**The exercise:** Copy the first line of the material below and every later line through the line containing "edges = np.concatenate([[0], np.cumsum(frac)])", without any other output.

**Supplied material:**

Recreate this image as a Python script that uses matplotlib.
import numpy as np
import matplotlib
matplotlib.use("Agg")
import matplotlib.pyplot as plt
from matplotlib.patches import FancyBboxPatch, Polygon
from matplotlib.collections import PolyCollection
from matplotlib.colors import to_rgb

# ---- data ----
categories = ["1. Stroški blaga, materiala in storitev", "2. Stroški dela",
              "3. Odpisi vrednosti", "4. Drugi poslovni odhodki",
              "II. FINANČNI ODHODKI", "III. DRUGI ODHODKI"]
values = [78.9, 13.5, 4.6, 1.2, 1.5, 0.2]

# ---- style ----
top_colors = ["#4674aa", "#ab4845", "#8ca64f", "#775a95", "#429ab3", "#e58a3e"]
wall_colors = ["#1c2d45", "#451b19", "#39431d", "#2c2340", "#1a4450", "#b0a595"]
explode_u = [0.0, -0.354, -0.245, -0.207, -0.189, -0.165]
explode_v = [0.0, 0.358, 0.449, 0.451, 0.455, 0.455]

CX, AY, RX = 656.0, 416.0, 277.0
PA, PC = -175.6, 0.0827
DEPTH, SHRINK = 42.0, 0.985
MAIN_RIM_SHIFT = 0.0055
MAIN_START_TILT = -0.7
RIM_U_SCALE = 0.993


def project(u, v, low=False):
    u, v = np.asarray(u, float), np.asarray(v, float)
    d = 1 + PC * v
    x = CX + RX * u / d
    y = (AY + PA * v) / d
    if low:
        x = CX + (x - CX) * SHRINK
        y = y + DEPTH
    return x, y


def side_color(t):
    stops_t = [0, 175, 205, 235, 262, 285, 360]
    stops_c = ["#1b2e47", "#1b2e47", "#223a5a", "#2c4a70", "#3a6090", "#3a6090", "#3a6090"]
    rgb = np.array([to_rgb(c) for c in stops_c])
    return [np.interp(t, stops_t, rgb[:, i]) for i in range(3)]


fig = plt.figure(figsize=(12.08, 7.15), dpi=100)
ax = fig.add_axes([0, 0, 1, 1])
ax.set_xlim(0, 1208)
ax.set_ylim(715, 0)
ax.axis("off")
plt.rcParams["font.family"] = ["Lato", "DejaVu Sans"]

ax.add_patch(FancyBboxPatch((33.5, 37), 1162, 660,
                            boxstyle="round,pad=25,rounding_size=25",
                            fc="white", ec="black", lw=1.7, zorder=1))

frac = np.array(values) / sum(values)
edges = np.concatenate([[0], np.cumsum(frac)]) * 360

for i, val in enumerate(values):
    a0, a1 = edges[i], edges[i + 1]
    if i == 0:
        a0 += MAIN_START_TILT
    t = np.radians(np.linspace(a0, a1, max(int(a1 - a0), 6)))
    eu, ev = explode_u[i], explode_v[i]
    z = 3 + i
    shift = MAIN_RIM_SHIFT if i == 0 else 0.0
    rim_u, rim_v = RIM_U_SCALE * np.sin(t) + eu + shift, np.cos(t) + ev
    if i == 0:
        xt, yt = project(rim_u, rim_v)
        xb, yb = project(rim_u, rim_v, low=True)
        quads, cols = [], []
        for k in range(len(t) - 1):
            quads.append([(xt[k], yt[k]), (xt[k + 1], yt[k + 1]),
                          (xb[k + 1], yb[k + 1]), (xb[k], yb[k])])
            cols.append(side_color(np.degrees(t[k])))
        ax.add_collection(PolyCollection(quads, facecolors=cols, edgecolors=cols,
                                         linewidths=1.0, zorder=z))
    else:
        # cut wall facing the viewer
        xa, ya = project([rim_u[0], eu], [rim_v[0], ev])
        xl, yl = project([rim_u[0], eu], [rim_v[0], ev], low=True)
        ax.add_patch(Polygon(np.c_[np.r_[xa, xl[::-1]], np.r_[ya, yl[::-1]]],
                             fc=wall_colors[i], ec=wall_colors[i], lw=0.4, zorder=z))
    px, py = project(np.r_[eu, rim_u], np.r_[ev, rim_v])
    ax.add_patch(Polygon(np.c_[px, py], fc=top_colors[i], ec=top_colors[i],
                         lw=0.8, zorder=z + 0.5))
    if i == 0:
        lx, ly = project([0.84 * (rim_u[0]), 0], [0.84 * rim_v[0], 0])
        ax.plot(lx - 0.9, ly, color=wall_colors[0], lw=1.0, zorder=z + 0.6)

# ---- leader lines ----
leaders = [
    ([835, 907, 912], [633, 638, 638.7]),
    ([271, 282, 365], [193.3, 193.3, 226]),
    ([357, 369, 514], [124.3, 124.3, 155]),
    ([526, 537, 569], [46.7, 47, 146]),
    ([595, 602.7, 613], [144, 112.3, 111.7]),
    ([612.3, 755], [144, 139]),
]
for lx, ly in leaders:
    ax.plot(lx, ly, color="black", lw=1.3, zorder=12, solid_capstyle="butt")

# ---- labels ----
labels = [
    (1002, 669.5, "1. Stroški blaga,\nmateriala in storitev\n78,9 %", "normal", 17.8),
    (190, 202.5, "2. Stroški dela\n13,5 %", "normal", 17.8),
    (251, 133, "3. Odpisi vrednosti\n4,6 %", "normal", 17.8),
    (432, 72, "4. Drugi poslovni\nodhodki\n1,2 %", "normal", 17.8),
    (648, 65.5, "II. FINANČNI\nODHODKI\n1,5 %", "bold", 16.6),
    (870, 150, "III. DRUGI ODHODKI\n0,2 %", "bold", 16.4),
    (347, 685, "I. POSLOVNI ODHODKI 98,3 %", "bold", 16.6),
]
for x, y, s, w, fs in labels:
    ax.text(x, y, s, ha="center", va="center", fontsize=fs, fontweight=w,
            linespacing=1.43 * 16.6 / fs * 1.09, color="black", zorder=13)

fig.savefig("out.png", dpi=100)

**Solution for this problem:**
Recreate this image as a Python script that uses matplotlib.
import numpy as np
import matplotlib
matplotlib.use("Agg")
import matplotlib.pyplot as plt
from matplotlib.patches import FancyBboxPatch, Polygon
from matplotlib.collections import PolyCollection
from matplotlib.colors import to_rgb

# ---- data ----
categories = ["1. Stroški blaga, materiala in storitev", "2. Stroški dela",
              "3. Odpisi vrednosti", "4. Drugi poslovni odhodki",
              "II. FINANČNI ODHODKI", "III. DRUGI ODHODKI"]
values = [78.9, 13.5, 4.6, 1.2, 1.5, 0.2]

# ---- style ----
top_colors = ["#4674aa", "#ab4845", "#8ca64f", "#775a95", "#429ab3", "#e58a3e"]
wall_colors = ["#1c2d45", "#451b19", "#39431d", "#2c2340", "#1a4450", "#b0a595"]
explode_u = [0.0, -0.354, -0.245, -0.207, -0.189, -0.165]
explode_v = [0.0, 0.358, 0.449, 0.451, 0.455, 0.455]

CX, AY, RX = 656.0, 416.0, 277.0
PA, PC = -175.6, 0.0827
DEPTH, SHRINK = 42.0, 0.985
MAIN_RIM_SHIFT = 0.0055
MAIN_START_TILT = -0.7
RIM_U_SCALE = 0.993


def project(u, v, low=False):
    u, v = np.asarray(u, float), np.asarray(v, float)
    d = 1 + PC * v
    x = CX + RX * u / d
    y = (AY + PA * v) / d
    if low:
        x = CX + (x - CX) * SHRINK
        y = y + DEPTH
    return x, y


def side_color(t):
    stops_t = [0, 175, 205, 235, 262, 285, 360]
    stops_c = ["#1b2e47", "#1b2e47", "#223a5a", "#2c4a70", "#3a6090", "#3a6090", "#3a6090"]
    rgb = np.array([to_rgb(c) for c in stops_c])
    return [np.interp(t, stops_t, rgb[:, i]) for i in range(3)]


fig = plt.figure(figsize=(12.08, 7.15), dpi=100)
ax = fig.add_axes([0, 0, 1, 1])
ax.set_xlim(0, 1208)
ax.set_ylim(715, 0)
ax.axis("off")
plt.rcParams["font.family"] = ["Lato", "DejaVu Sans"]

ax.add_patch(FancyBboxPatch((33.5, 37), 1162, 660,
                            boxstyle="round,pad=25,rounding_size=25",
                            fc="white", ec="black", lw=1.7, zorder=1))

frac = np.array(values) / sum(values)
edges = np.concatenate([[0], np.cumsum(frac)]) * 360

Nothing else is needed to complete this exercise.